Like the war-medal given by Kaiser, there is another symbol in the story. That is Lomax’s Cornet. A Cornet is a brass musical instrument very similar to the trumpet but much mellower in tone. This symbol is about Music of Life. After lynching Lomax, Stefan, in fact James father takes it away to New York. James recovers it when he goes to find his stepbrother in Eastport in 1986. In between there are so many events rolling.
“Always there was music.” That is the first sentence of the story. Then it follows. “It was music – Puccini, to be precise – that first drew my grandparents into each other’s orbit, more than a hundred years ago.”
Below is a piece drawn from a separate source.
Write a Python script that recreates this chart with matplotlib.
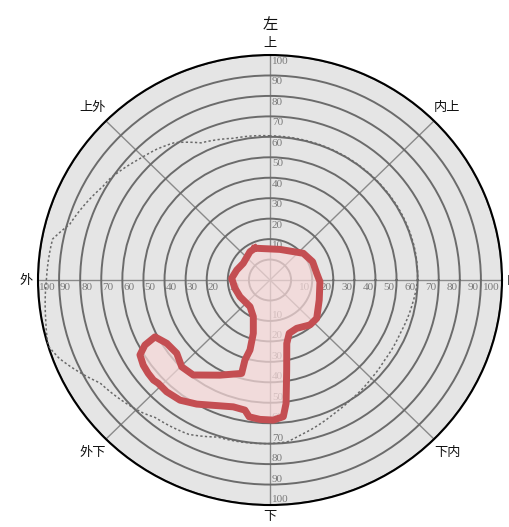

The story ends in 2009 when Joseph Meisenheimer dies at the age of 105, “a ridiculous age, although not, apparently, to him.” He leaves precise instructions as to how he wishes to be remembered. There is to be no fuss, no grand memorial. All he wants, in the end, is his four sons to ‘Sing. He was “A Good American,” the story says, but perhaps unlike Barack Obama or Mitt Romney today. The following is what struck me most in the novel. James after realizing that he is not the son of Cora but Rose says,
“We cannot exist without our histories; they are what define us. But my history was a lie.”